Lyon moved to Eddyville, Ky.,  where he also was elected to Congress, serving in from 1803 to 1811. The 1810 census lists him as owning 10 slaves, Perkins said. Lyon moved to Arkansas in 1820, but his son Matthew continued to own slaves in Eddyville through the middle of the 19th century, Perkins said.

The revelation that Lyon owned slaves should absolutely inform conversations about how he is remembered by Vermonters, including whether his portrait should continue to hang in the Statehouse, said Vermont state curator David Schutz. The portrait hangs on the first floor east hallway, outside the Senate Natural Resources and Energy committee room.

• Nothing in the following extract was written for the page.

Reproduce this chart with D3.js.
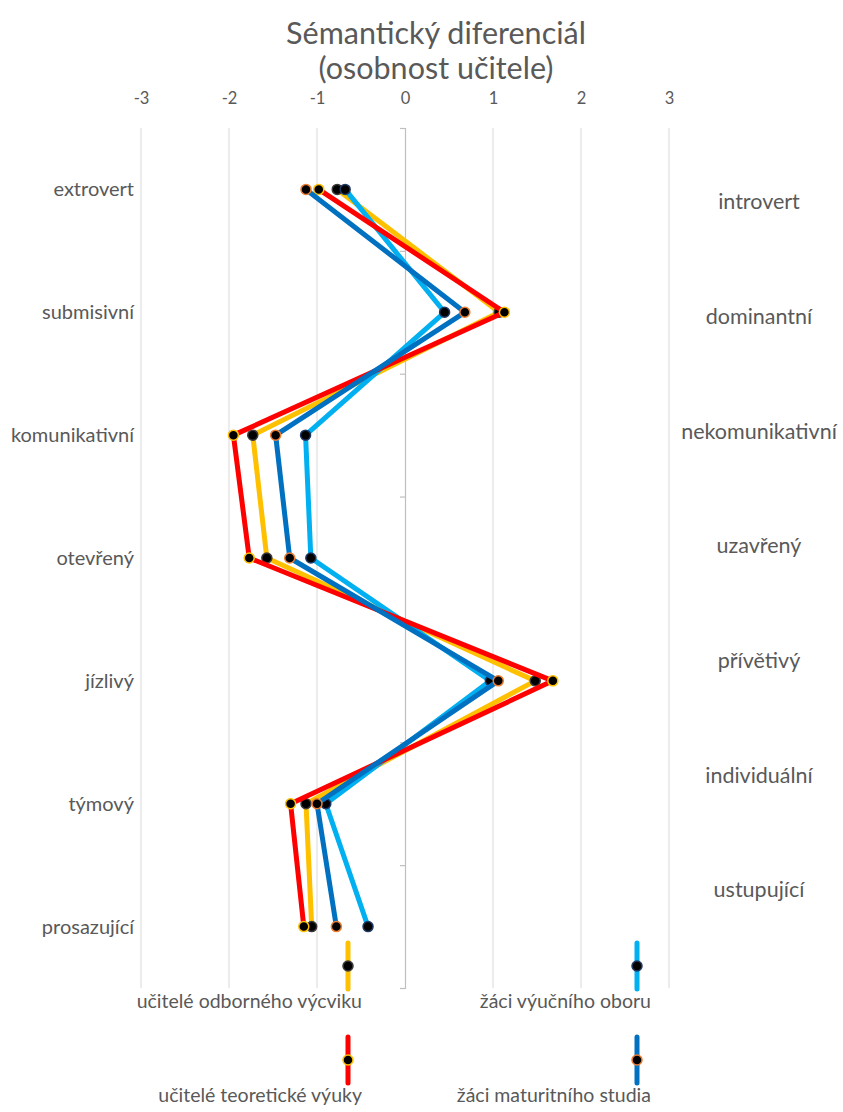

The image is “a little bit strange” because it was commissioned in the 1940s by an admirer and painted by an artist with limited source material, Schutz said.

“It’s also a little unusual to have a figure like Matthew Lyon in the Statehouse because he never served in the Statehouse,” Schutz said.

Vermont was already in the midst of rethinking whose portraits should hang in the building following criticism that its walls are dominated by images of governors who are almost exclusively white men. Portraits of three women lieutenant governors are scheduled to be unveiled at the Statehouse on January 12. 

“We are asking tough questions for the first time about who should be in the Statehouse,” Schutz said.

Public hearings on the Statehouse's new interpretive plan are expected to take place this winter.

Schutz noted that a portrait of Alexander Twilight, the first person of African descent to serve in a statehouse in America, will soon be unveiled at the Vermont Statehouse. Twilight, a Middlebury College graduate, was elected in 1836 to the Vermont House of Representatives, but it is unclear if his African lineage was public knowledge at the time, Schutz said.

Sen. Bernie Sanders (I-Vermont) introduced the bill that got the Fair Haven post office named after Lyon in 2006, and Schutz said Sanders even wanted him on a stamp. Sanders' office did not respond to a request for comment.

The new information about Lyon illustrates how nuanced the study of history is and how important it is for society to continually study it.  Lyon immigrated to Connecticut from Ireland as an indentured servant, raising interesting questions about his later ownership of slaves, Schutz said.

Vermonters tend to focus on the state's role in the abolitionist movement and downplay its ties to slavery, and this is an opportunity to take a closer look at that narrative, Schutz said.

“That is what history is — ever-evolving information that is being reevaluated through new lenses," Schutz said. “And those new lenses are examining how we come to terms with our own time.”